Let’s get real on Germany

Let’s get real on Germany

The German Bundestag is not likely to revoke its Armenian genocide resolution, which has angered Ankara. Turkey wants German Chancellor Angela Merkel to at least come out and declare that this resolution is null and void for her. That won’t happen either.

Unable to respond in any effective way to Berlin, Ankara has chosen the meaningless path of “niggling retaliation.” It is blocking visitations by German politicians and medium-level government officials to Turkey’s İncirlik Air Base, where German military personnel are deployed against the Islamist State of Iraq and the Levant (ISIL).

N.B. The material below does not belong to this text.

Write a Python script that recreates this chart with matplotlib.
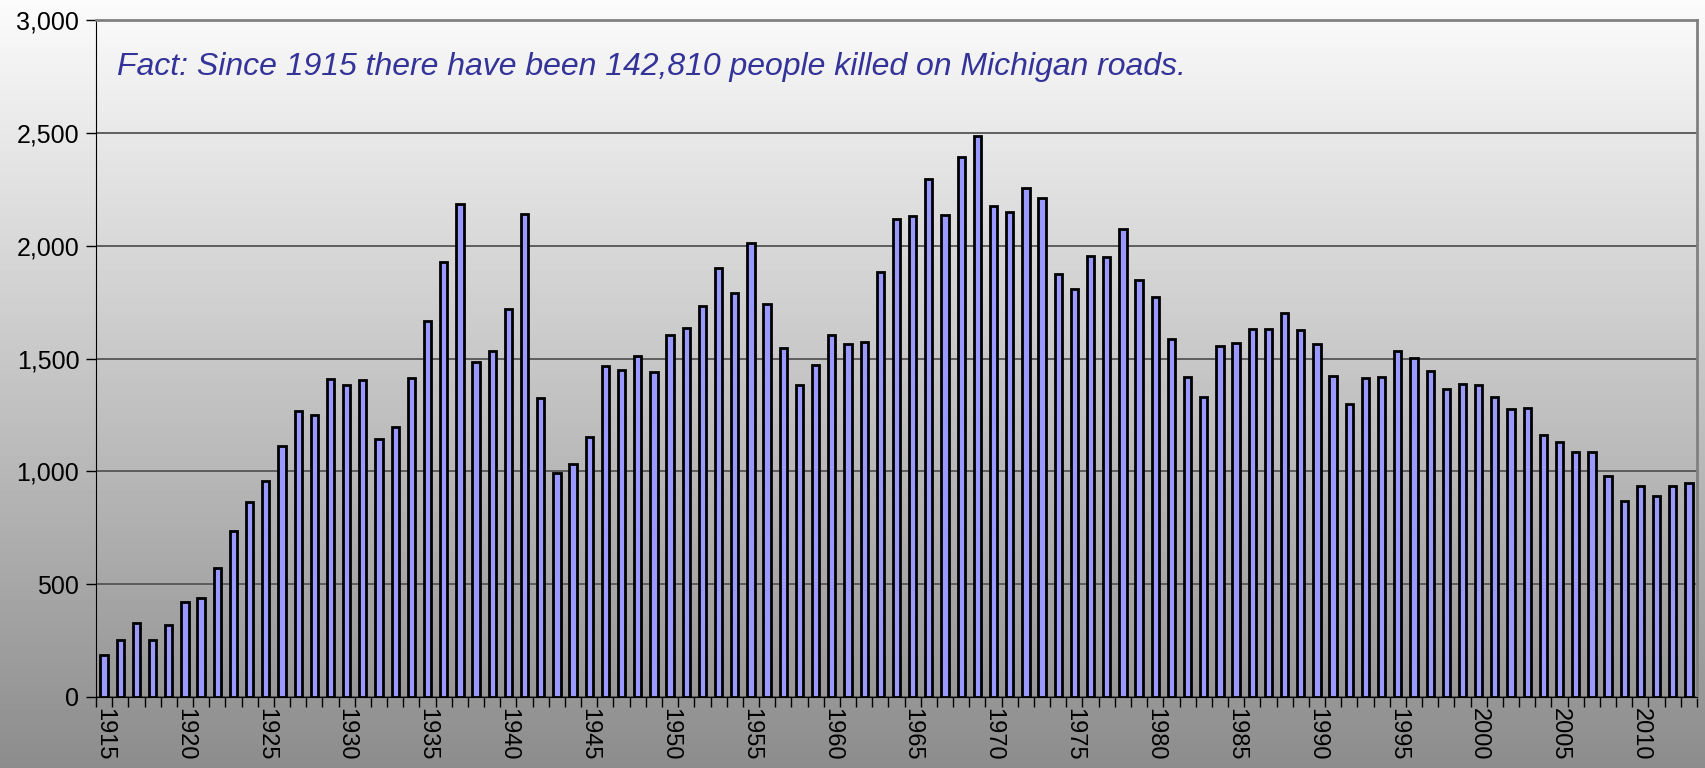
import matplotlib
matplotlib.use("Agg")
import matplotlib.pyplot as plt
import numpy as np

# Michigan traffic deaths per year
years = list(range(1915, 2014))
deaths = [
    188, 254, 326, 254, 318, 419, 440, 572, 737, 863,          # 1915-1924
    956, 1111, 1266, 1250, 1410, 1384, 1405, 1143, 1196, 1414,  # 1925-1934
    1668, 1928, 2186, 1484, 1532, 1720, 2142, 1325, 991, 1032,  # 1935-1944
    1151, 1468, 1447, 1510, 1441, 1602, 1637, 1734, 1903, 1792, # 1945-1954
    2013, 1743, 1546, 1382, 1470, 1602, 1566, 1574, 1885, 2119, # 1955-1964
    2133, 2295, 2136, 2392, 2485, 2175, 2150, 2255, 2211, 1873, # 1965-1974
    1810, 1954, 1948, 2074, 1848, 1774, 1587, 1417, 1330, 1554, # 1975-1984
    1568, 1631, 1631, 1703, 1628, 1563, 1423, 1300, 1414, 1417, # 1985-1994
    1535, 1504, 1446, 1366, 1385, 1381, 1328, 1278, 1282, 1159, # 1995-2004
    1128, 1084, 1084, 978, 870, 936, 889, 936, 950,             # 2005-2013
]
y_ticks = [0, 500, 1000, 1500, 2000, 2500, 3000]
note = "Fact: Since 1915 there have been 142,810 people killed on Michigan roads."

plt.rcParams['font.family'] = ['Liberation Sans', 'DejaVu Sans']

fig = plt.figure(figsize=(17.05, 7.68), dpi=100)

# grey gradient behind everything
bg = fig.add_axes([0, 0, 1, 1])
grad = np.linspace(0.985, 0.55, 256).reshape(-1, 1)
bg.imshow(grad, aspect='auto', cmap='gray', vmin=0, vmax=1, extent=[0, 1, 0, 1])
bg.axis('off')

ax = fig.add_axes([96/1705, 71/768, 1601/1705, 677/768])
ax.patch.set_alpha(0)

x = np.arange(len(years))
ax.bar(x, deaths, width=0.45, color='#9999FF', edgecolor='black', linewidth=2, zorder=3)

ax.set_xlim(-0.5, len(years) - 0.5)
ax.set_ylim(0, 3000)

ax.set_yticks(y_ticks)
ax.set_yticklabels([f"{v:,}" for v in y_ticks], fontsize=18)
ax.yaxis.grid(True, color='#555555', linewidth=1.3, zorder=1)
ax.tick_params(axis='y', length=7, width=1, pad=5)

# minor ticks between every category, labels every 5 years
ax.set_xticks(np.arange(-0.5, len(years), 1), minor=True)
ax.tick_params(axis='x', which='minor', length=7, width=1)
lab_pos = [i for i, yr in enumerate(years) if yr % 5 == 0]
ax.set_xticks(lab_pos)
ax.set_xticklabels([str(years[i]) for i in lab_pos], rotation=-90, fontsize=17)
ax.tick_params(axis='x', which='major', length=0, pad=8)

for s in ['top', 'right']:
    ax.spines[s].set_color('#808080')
    ax.spines[s].set_linewidth(2)
ax.spines['left'].set_color('black')
ax.spines['bottom'].set_color('black')

ax.text(0.013, 0.93, note, transform=ax.transAxes, fontsize=23, style='italic',
        color='#333399', va='center', ha='left')

fig.savefig("out.png", dpi=100)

German Defense Undersecretary Ralf Brauksiepe and a group of parliamentarians were denied entry to İncirlik recently. President Recep Tayyip Erdoğan and Foreign Minister Mevlüt Çavuşoğlu are adamant that this ban will continue. Not surprisingly, Berlin is up in arms. 

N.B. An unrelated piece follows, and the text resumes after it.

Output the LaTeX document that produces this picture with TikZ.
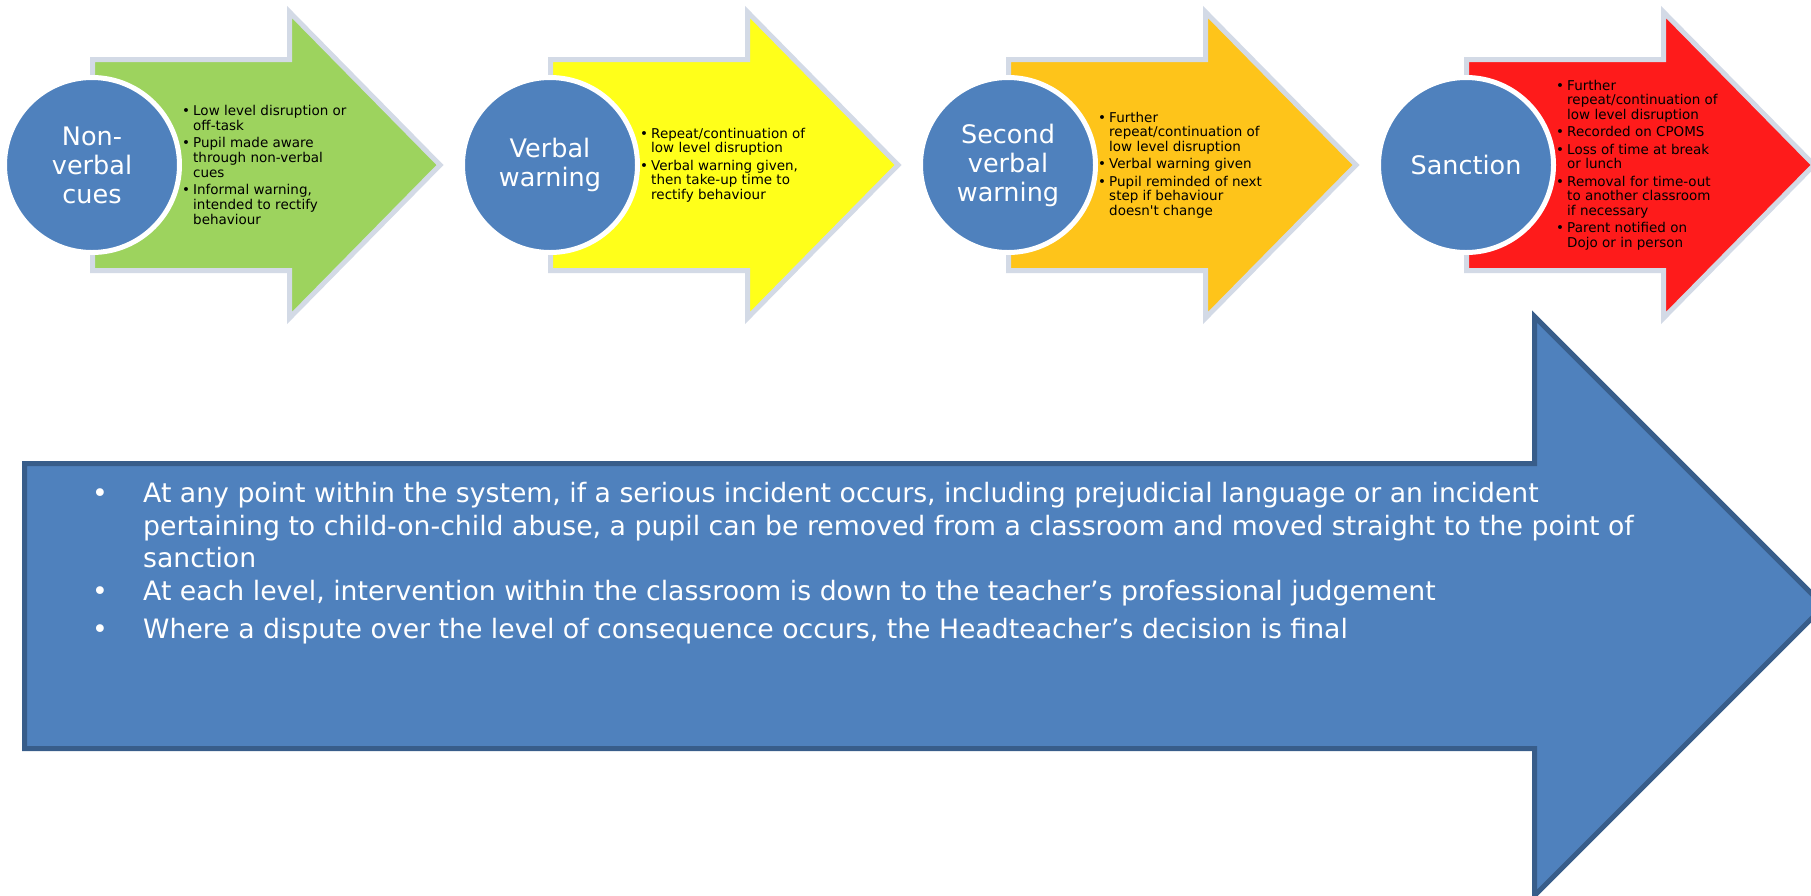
\documentclass[tikz,border=0pt]{standalone}
\usepackage{fontspec}
\setmainfont{DejaVu Sans}
\definecolor{agreen}{RGB}{157,211,94}
\definecolor{ayellow}{RGB}{255,255,26}
\definecolor{aorange}{RGB}{254,196,26}
\definecolor{ared}{RGB}{254,27,27}
\definecolor{circblue}{RGB}{79,129,189}
\definecolor{bigline}{RGB}{56,93,138}
\definecolor{topline}{RGB}{211,218,230}
\newcommand\stbul{\makebox[11pt][l]{\textbullet}}
\newcommand\stind{\hspace*{11pt}}
\newcommand\bgbul{\makebox[51pt][l]{\textbullet}}
\newcommand\bgind{\hspace*{51pt}}
\begin{document}
\begin{tikzpicture}[x=1pt,y=-1pt,
  toparrow/.style={draw=topline, line width=5pt, line join=miter},
  stagecircle/.style={circle, fill=circblue, draw=white, line width=5pt, minimum size=175pt, inner sep=0pt, text=white, align=center, font=\fontsize{25.5}{29}\selectfont},
  stagetext/.style={anchor=west, inner sep=0pt, align=left, text=black, font=\fontsize{13.5}{14.7}\selectfont},
  bigarrow/.style={draw=bigline, fill=circblue, line width=5pt, line join=miter},
  bigtext/.style={anchor=north west, inner sep=0pt, align=left, text=white, font=\fontsize{26.7}{32.5}\selectfont}]
\useasboundingbox (0,0) rectangle (1811,895);
\clip (0,0) rectangle (1811,895);
% top arrows
\foreach \x/\c in {92/agreen, 550/ayellow, 1008/aorange, 1466/ared}{
  \draw[toparrow, fill=\c] ({\x+0.5},59.5) -- ({\x+197.5},59.5) -- ({\x+197.5},12) -- ({\x+348},165) -- ({\x+197.5},318) -- ({\x+197.5},270.5) -- ({\x+0.5},270.5) -- cycle;
}
% circles
\node[stagecircle] (c1) at (92,165) {Non-\\verbal\\cues};
\node[stagecircle] (c2) at (550,165) {Verbal\\warning};
\node[stagecircle] (c3) at (1008,165) {Second\\verbal\\warning};
\node[stagecircle] (c4) at (1466,165) {Sanction};
% texts
\node[stagetext] (t1) at (182,165) {\stbul Low level disruption or\\
\stind off-task\\[2.6pt]
\stbul Pupil made aware\\
\stind through non-verbal\\
\stind cues\\[2.6pt]
\stbul Informal warning,\\
\stind intended to rectify\\
\stind behaviour};
\node[stagetext] (t2) at (640,165) {\stbul Repeat/continuation of\\
\stind low level disruption\\[2.6pt]
\stbul Verbal warning given,\\
\stind then take-up time to\\
\stind rectify behaviour};
\node[stagetext] (t3) at (1098,165) {\stbul Further\\
\stind repeat/continuation of\\
\stind low level disruption\\[2.6pt]
\stbul Verbal warning given\\[2.6pt]
\stbul Pupil reminded of next\\
\stind step if behaviour\\
\stind doesn\textquotesingle t change};
\node[stagetext] (t4) at (1556,165) {\stbul Further\\
\stind repeat/continuation of\\
\stind low level disruption\\[2.6pt]
\stbul Recorded on CPOMS\\[2.6pt]
\stbul Loss of time at break\\
\stind or lunch\\[2.6pt]
\stbul Removal for time-out\\
\stind to another classroom\\
\stind if necessary\\[2.6pt]
\stbul Parent notified on\\
\stind Dojo or in person};
% big arrow
\draw[bigarrow] (24.5,463.5) -- (1534.5,463.5) -- (1534.5,316.5) -- (1824,606) -- (1534.5,895.5) -- (1534.5,748.5) -- (24.5,748.5) -- cycle;
\node[bigtext] (bt) at (92,482.5) {\bgbul At any point within the system, if a serious incident occurs, including prejudicial language or an incident\\
\bgind pertaining to child-on-child abuse, a pupil can be removed from a classroom and moved straight to the point of\\
\bgind sanction\\
\bgbul At each level, intervention within the classroom is down to the teacher’s professional judgement\\[5.5pt]
\bgbul Where a dispute over the level of consequence occurs, the Headteacher’s decision is final};
\end{tikzpicture}
\end{document}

German Defense Minister Ursula von der Leyen has gotten clearance from Prime Minister Binali Yıldırım to visit the base. Yıldırım of course has no other choice but to give this clearance. Blocking this visit would put Ankara at loggerheads with other NATO allies and fuel their general mistrust of Turkey’s current leadership.
Meanwhile, German deputies are quoted saying this affair could result in the withdrawal of the German presence at the base. It was announced at the recent NATO summit in Warsaw that Germany would provide key support for Turkey’s air defense.

If Ankara insists on its “niggling retaliation,” and this results in the Germans pulling out of Incirlik it would be a disastrous development for Turkey, not Germany. It was Turkey that called on NATO for help after the Syrian crisis started spilling over into its territory.

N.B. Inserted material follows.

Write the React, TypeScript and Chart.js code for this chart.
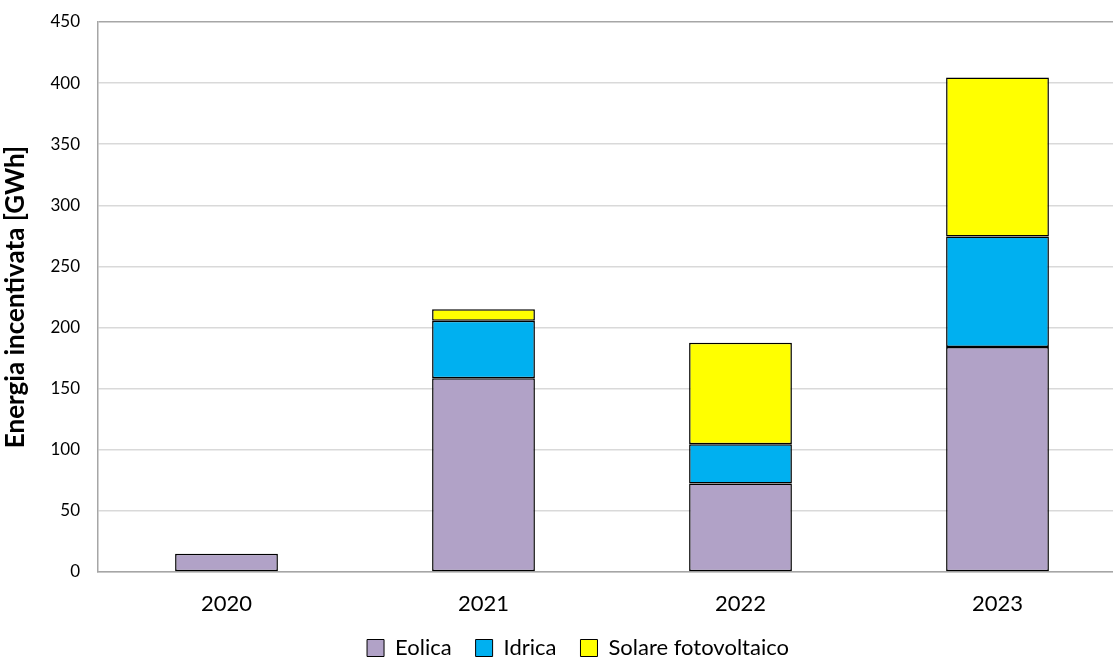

During the first and second Gulf wars and the conflicts in the region following the Arab Spring, Germany was among the countries providing support for Turkey against missile attacks. Preventing German deputies and medium-level government officials from visiting İncirlik appears, therefore, to be just another one of Ankara’s ill-considered foreign policy tactics which rarely, if at all, produce any results.

We see today where these tactics have left Turkey internationally, and how the government is trying to come out of the hole it dug for itself in this respect. Erdoğan and the ruling Justice and Development Party (AKP) clearly want to show their supporters how determined Turkey is in responding to things like the Armenian resolution.

This may convince some but many will be asking why Ankara doesn’t chuck the whole German military contingent out if it is so angry and as principled as it claims to be, rather than fooling around in this manner. 
The simple answer is that Ankara, while flexing its muscles with regard to German deputies and medium-level officials, does not have the capacity to do this against the German state. If it did NATO would start factoring in this possibility with regard to other allies that Ankara is angry at over this or that issue, and make its plans on the basis of the assumption of Turkey’s unreliability.

Veteran Turkish foreign policy analyst Cengiz Çandar argued in his piece for Al Monitor this week that one of the reasons behind Ankara’s drive to reconcile with Israel and Russia is to shore up its positon against the West.

Given how ties with Russia and Israel hit rock-bottom overnight, however, there is no reason why this can’t happen again with these countries, leaving Turkey with zero friends once more. We know that Erdoğan and his supporters hate all things associated with the West, but they are learning the hard way how much Turkey actually depends on its ties with Europe and the U.S., loath this as they may.

If what Çandar said is true, it means Ankara still has not understood the lessons of its past foreign policy mistakes.  Relying on Russia and Israel as a counter-balance to the EU and NATO would simply be the latest example of a less-than-clever (to put it nicely) move by Turkey’s current leadership.